### Exercise
Copy the data exactly; pictures stay out of the copy.

### Raw data
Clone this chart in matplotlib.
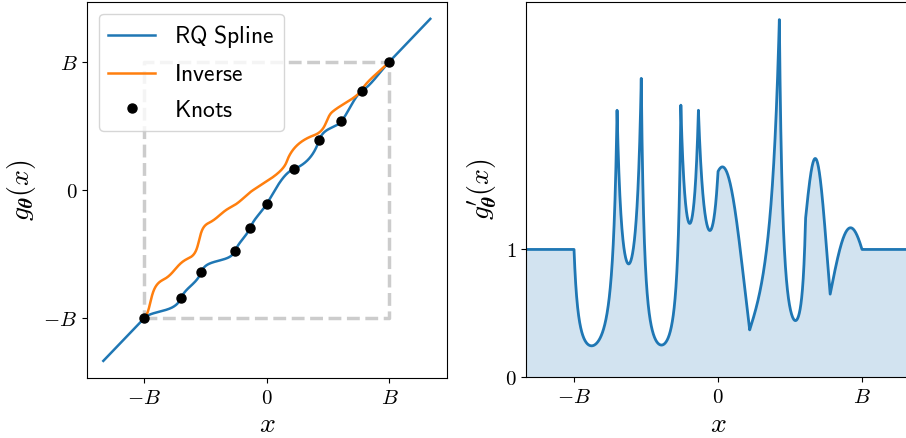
import numpy as np
import matplotlib
matplotlib.use('Agg')
import matplotlib.pyplot as plt

plt.rcParams['mathtext.fontset'] = 'cm'

# --- Spline parameters (in units of the bound B) ---
B = 3.0
knot_x = [-1.0, -0.701, -0.533, -0.258, -0.136, 0.0, 0.220, 0.426, 0.608, 0.779, 1.0]
knot_y = [-1.0, -0.846, -0.638, -0.474, -0.295, -0.109, 0.162, 0.385, 0.534, 0.773, 1.0]
knot_d = [1.0, 2.09, 2.34, 2.13, 2.09, 1.61, 0.37, 2.80, 1.24, 0.65, 1.0]

tick_pos = [-1.0, 0.0, 1.0]
tick_labels = [r'$-B$', r'$0$', r'$B$']


def rq_spline(x, xk, yk, dk):
    """Rational-quadratic spline on [xk[0], xk[-1]], identity outside."""
    y = x.copy()
    dy = np.ones_like(x)
    inside = (x >= xk[0]) & (x <= xk[-1])
    xi_in = x[inside]
    k = np.clip(np.searchsorted(xk, xi_in, side='right') - 1, 0, len(xk) - 2)
    w = xk[k + 1] - xk[k]
    h = yk[k + 1] - yk[k]
    s = h / w
    d0, d1 = dk[k], dk[k + 1]
    t = (xi_in - xk[k]) / w
    tt = t * (1 - t)
    den = s + (d1 + d0 - 2 * s) * tt
    y[inside] = yk[k] + h * (s * t**2 + d0 * tt) / den
    dy[inside] = s**2 * (d1 * t**2 + 2 * s * tt + d0 * (1 - t)**2) / den**2
    return y, dy


xk = np.array(knot_x) * B
yk = np.array(knot_y) * B
dk = np.array(knot_d)

x = np.union1d(np.linspace(-4, 4, 3000), xk)
g, dg = rq_spline(x, xk, yk, dk)

# inverse only drawn inside the box
xb = x[(x >= -B) & (x <= B)]
gb, _ = rq_spline(xb, xk, yk, dk)

fig = plt.figure(figsize=(9.06, 4.38), dpi=100)
ax1 = fig.add_axes([0.0960, 0.137, 0.397, 0.859])
ax2 = fig.add_axes([0.5806, 0.139, 0.4238, 0.857])

# --- Left: spline, inverse, knots ---
ax1.plot([-B, B, B, -B, -B], [-B, -B, B, B, -B], '--', color='gray',
         alpha=0.4, lw=2.5, zorder=1)
ax1.plot(x, g, color='C0', lw=1.8, label=r'$\mathsf{RQ\ Spline}$', zorder=2)
ax1.plot(gb, xb, color='C1', lw=1.8, label=r'$\mathsf{Inverse}$', zorder=3)
ax1.plot(xk, yk, 'o', color='k', ms=6.5, label=r'$\mathsf{Knots}$', zorder=4)

ax1.set_xticks(np.array(tick_pos) * B)
ax1.set_xticklabels(tick_labels)
ax1.set_yticks(np.array(tick_pos) * B)
ax1.set_yticklabels(tick_labels)
ax1.set_xlabel(r'$x$', fontsize=20, labelpad=2)
ax1.set_ylabel(r'$g_{\boldsymbol{\theta}}(x)$', fontsize=20)
ax1.tick_params(labelsize=15)
ax1.legend(loc='upper left', fontsize=17)

# --- Right: derivative ---
ax2.plot(x, dg, color='C0', lw=2)
ax2.fill_between(x, 0, dg, color='C0', alpha=0.2, lw=0)
ax2.set_xlim(-4, 4)
ax2.set_ylim(bottom=0)
ax2.set_xticks(np.array(tick_pos) * B)
ax2.set_xticklabels(tick_labels)
ax2.set_yticks([0, 1])
ax2.set_yticklabels([r'$0$', r'$1$'])
ax2.set_xlabel(r'$x$', fontsize=20, labelpad=2)
ax2.set_ylabel(r'$g^{\prime}_{\boldsymbol{\theta}}(x)$', fontsize=20)
ax2.tick_params(labelsize=15)

fig.savefig('out.png', dpi=100)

### Solution for this problem
Clone this chart in matplotlib.
import numpy as np
import matplotlib
matplotlib.use('Agg')
import matplotlib.pyplot as plt

plt.rcParams['mathtext.fontset'] = 'cm'

# --- Spline parameters (in units of the bound B) ---
B = 3.0
knot_x = [-1.0, -0.701, -0.533, -0.258, -0.136, 0.0, 0.220, 0.426, 0.608, 0.779, 1.0]
knot_y = [-1.0, -0.846, -0.638, -0.474, -0.295, -0.109, 0.162, 0.385, 0.534, 0.773, 1.0]
knot_d = [1.0, 2.09, 2.34, 2.13, 2.09, 1.61, 0.37, 2.80, 1.24, 0.65, 1.0]

tick_pos = [-1.0, 0.0, 1.0]
tick_labels = [r'$-B$', r'$0$', r'$B$']


def rq_spline(x, xk, yk, dk):
    """Rational-quadratic spline on [xk[0], xk[-1]], identity outside."""
    y = x.copy()
    dy = np.ones_like(x)
    inside = (x >= xk[0]) & (x <= xk[-1])
    xi_in = x[inside]
    k = np.clip(np.searchsorted(xk, xi_in, side='right') - 1, 0, len(xk) - 2)
    w = xk[k + 1] - xk[k]
    h = yk[k + 1] - yk[k]
    s = h / w
    d0, d1 = dk[k], dk[k + 1]
    t = (xi_in - xk[k]) / w
    tt = t * (1 - t)
    den = s + (d1 + d0 - 2 * s) * tt
    y[inside] = yk[k] + h * (s * t**2 + d0 * tt) / den
    dy[inside] = s**2 * (d1 * t**2 + 2 * s * tt + d0 * (1 - t)**2) / den**2
    return y, dy


xk = np.array(knot_x) * B
yk = np.array(knot_y) * B
dk = np.array(knot_d)

x = np.union1d(np.linspace(-4, 4, 3000), xk)
g, dg = rq_spline(x, xk, yk, dk)

# inverse only drawn inside the box
xb = x[(x >= -B) & (x <= B)]
gb, _ = rq_spline(xb, xk, yk, dk)

fig = plt.figure(figsize=(9.06, 4.38), dpi=100)
ax1 = fig.add_axes([0.0960, 0.137, 0.397, 0.859])
ax2 = fig.add_axes([0.5806, 0.139, 0.4238, 0.857])

# --- Left: spline, inverse, knots ---
ax1.plot([-B, B, B, -B, -B], [-B, -B, B, B, -B], '--', color='gray',
         alpha=0.4, lw=2.5, zorder=1)
ax1.plot(x, g, color='C0', lw=1.8, label=r'$\mathsf{RQ\ Spline}$', zorder=2)
ax1.plot(gb, xb, color='C1', lw=1.8, label=r'$\mathsf{Inverse}$', zorder=3)
ax1.plot(xk, yk, 'o', color='k', ms=6.5, label=r'$\mathsf{Knots}$', zorder=4)

ax1.set_xticks(np.array(tick_pos) * B)
ax1.set_xticklabels(tick_labels)
ax1.set_yticks(np.array(tick_pos) * B)
ax1.set_yticklabels(tick_labels)
ax1.set_xlabel(r'$x$', fontsize=20, labelpad=2)
ax1.set_ylabel(r'$g_{\boldsymbol{\theta}}(x)$', fontsize=20)
ax1.tick_params(labelsize=15)
ax1.legend(loc='upper left', fontsize=17)

# --- Right: derivative ---
ax2.plot(x, dg, color='C0', lw=2)
ax2.fill_between(x, 0, dg, color='C0', alpha=0.2, lw=0)
ax2.set_xlim(-4, 4)
ax2.set_ylim(bottom=0)
ax2.set_xticks(np.array(tick_pos) * B)
ax2.set_xticklabels(tick_labels)
ax2.set_yticks([0, 1])
ax2.set_yticklabels([r'$0$', r'$1$'])
ax2.set_xlabel(r'$x$', fontsize=20, labelpad=2)
ax2.set_ylabel(r'$g^{\prime}_{\boldsymbol{\theta}}(x)$', fontsize=20)
ax2.tick_params(labelsize=15)

fig.savefig('out.png', dpi=100)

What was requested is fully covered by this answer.